Here's a list of bugs I expect exist, although I haven't made it far as reproducing them yet:

  • Looking up identities by email address is improperly case-sensitive, because the query is a LIKE query against a binary column.
  • PhabricatorUserEditor->createNewUser() does not associate identities.
  • Destroying a user does not properly disassociate identities. This is arguably okayish if repair tools are okay, but it's probably better to just wipe the data out. Elsewhere, in PHI1544, an install masked a user with a mailing list, and just automatically fixing things would have made my life easier. (Disassociating guesses is fairly unambiguous, disassociating explicit manual selections is a little more questionable.)
  • Removing an email does not properly disassociate identities. This unambiguously should.

PHI1526 has several other cases which are less clear. These may include:

  • "Author" and "Committer" in Herald rules may be incorrectly returning identity PHIDs; they should never return anything except a real user PHID.

Looking up identities by email address is improperly case-sensitive, because the query is a LIKE query against a binary column.

This is a real bug which reproduces easily.

lookup-identity.php
<?php

require_once 'scripts/init/init-script.php';

$args = new PhutilArgumentParser($argv);
$args->parseStandardArguments();

$viewer = PhabricatorUser::getOmnipotentUser();

$identities = id(new PhabricatorRepositoryIdentityQuery())
  ->setViewer($viewer)
  ->withEmailAddress($argv[1])
  ->execute();

echo pht(
  "Found %s identities.\n",
  count($identities));
epriestley@orbital ~/dev/phabricator $ php -f lookup-identity.php git@epriestley.com
Found 2 identities.
epriestley@orbital ~/dev/phabricator $ php -f lookup-identity.php GIT@epriestley.com
Found 0 identities.

The internal construction with LIKE '%...' is also not great:

$ php -f lookup-identity.php GIT@epriestley.com --trace
...
>>> [3] (+1) <query> SELECT `repository_identity`.* FROM `repository_identity` `repository_identity` WHERE (repository_identity.identityNameRaw LIKE '%<GIT@epriestley.com>') ORDER BY `repository_identity`.`id` DESC 
...
Found 0 identities.
  • When you set an identity to "Unassigned", we also set the effective PHID to "Unassigned". This isn't strictly incorrect, but probably makes everything more complicated than it needs to be.

When you set an identity to "Unassigned", we also set the effective PHID to "Unassigned". This isn't strictly incorrect, but probably makes everything more complicated than it needs to be.
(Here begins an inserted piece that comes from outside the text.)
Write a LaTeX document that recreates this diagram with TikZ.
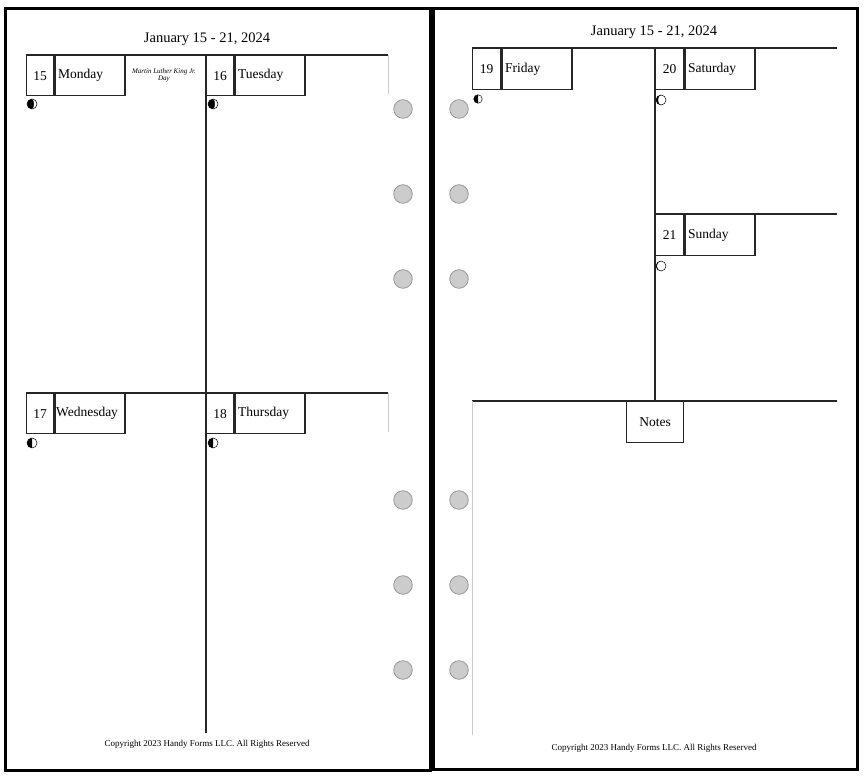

I'm going to declare this is a bug; PhabricatorRepositoryIdentityQuery->withHasEffectivePHID() is broken at a minimum and I'm guessing a bunch of other stuff is too. This is a very niche feature so I'm not too worried about adjusting semantics slightly.

Removing an email does not properly disassociate identities. This unambiguously should.

This is a reproducible bug: add an unclaimed identity email to your account, then remove it. You stick to the identity, but should not.

Destroying a user does not properly disassociate identities.

This is a reproducible bug: destroy a user automatically associated with an identity. The identity doesn't update and we end up with a mess:

Screen Shot 2019-11-14 at 9.35.15 AM.png (262×490 px, 32 KB)

PhabricatorUserEditor->createNewUser() does not associate identities.

This is a reproducible bug: register a new account with an email address that already exists in an identity. The identity should update but does not.

Currently, the flow here is that changes queue a daemon task.

When this task is queued by a DestructionEngine, it is possible that the task may execute before the corresponding objects are destroyed. In this case, it would resolve the identity to the existing object, not make any changes, and end up in a bad state.

I think the only real way to avoid this is to add a didDestroyObject(...) flow to DestructionEngine so the task queueing is strictly sequenced after the object destruction.

Another likely bug is:

  • Add unverified address to user A.
  • Steal the address as user B through a verification workflow.
  • Identity doesn't update.

This is very rare/unusual and probably a mess to test, but I'm probably fixing it.

Uhhhh, absolutely none of this works because PhabricatorUserEmail does not have a PHID.